Mayor Kelli Linville said the city's proposed fees - $50 per boat for a season pass or $20 for a day pass - were set so there would be a better chance to get the county to participate.
At a county surface water work session on Tuesday, March 19, some county council members said the fees were too high.
"What's being proposed by the city of Bellingham is on the excessive side," council member Pete Kremen said, adding he wanted better consideration of "what the market will bear, what's fair."
City Assistant Public Works Director Jon Hutchings said the fees proposed by city staff are intended to strike a balance between recouping as much of the program costs as possible without discouraging boaters from using the lake.
County council member Barbara Brenner said city officials didn't strike that balance.
"I don't want this to be only a program for the wealthier people," Brenner said. "If it starts feeling punitive to people, they'll go around the rules."
The city's rough estimate of income has the boat fees covering about half the cost of inspections and education about invasive mussels. A majority of the city council said they favor bringing in a higher percentage of the program costs or setting up a program that keeps boaters off the lake, if that's the best way to protect the drinking-water supply of 100,000 city and county residents.

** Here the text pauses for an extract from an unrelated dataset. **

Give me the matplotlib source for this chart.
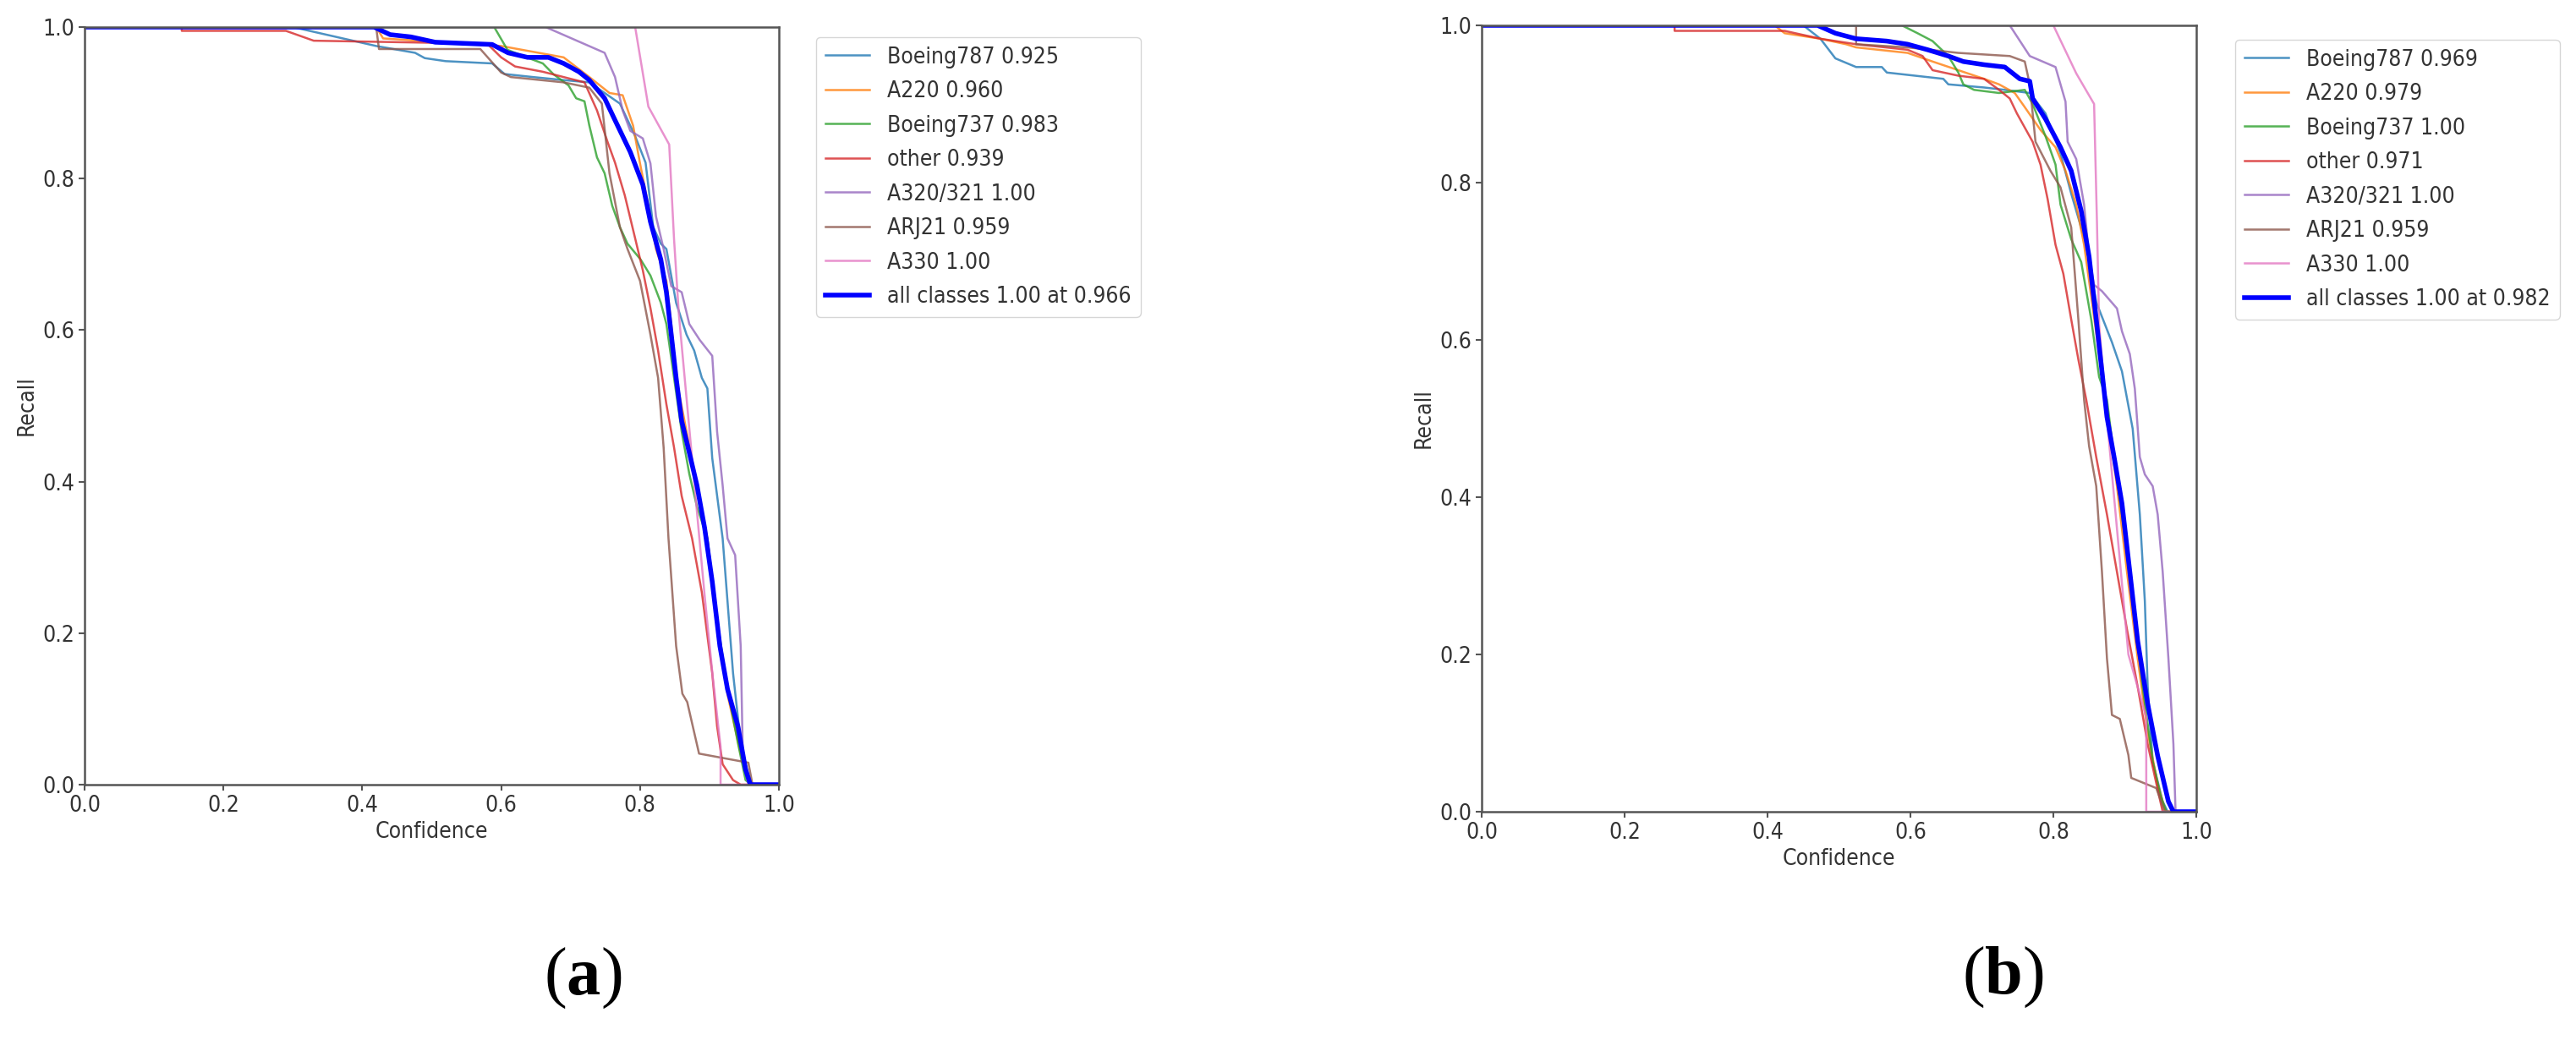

The inspection rules are on track to be approved by the council on April 8, Hutchings said. The county council is tentatively scheduled to hold a public hearing on the ordinance on April 23.
City council member Stan Snapp was skeptical last week about the county reaching agreement with the city so quickly.
"I don't want to see this go on for years and years with us trying to get support from them," Snapp said on March 11. "I'm just nervous about the political side of the county in this."
City officials plan to move forward with the program on April 1, before either council approves it. Hutchings said he wants to begin inspections and selling permits by April 1, although the rule wouldn't be enforced until the ordinance goes into effect.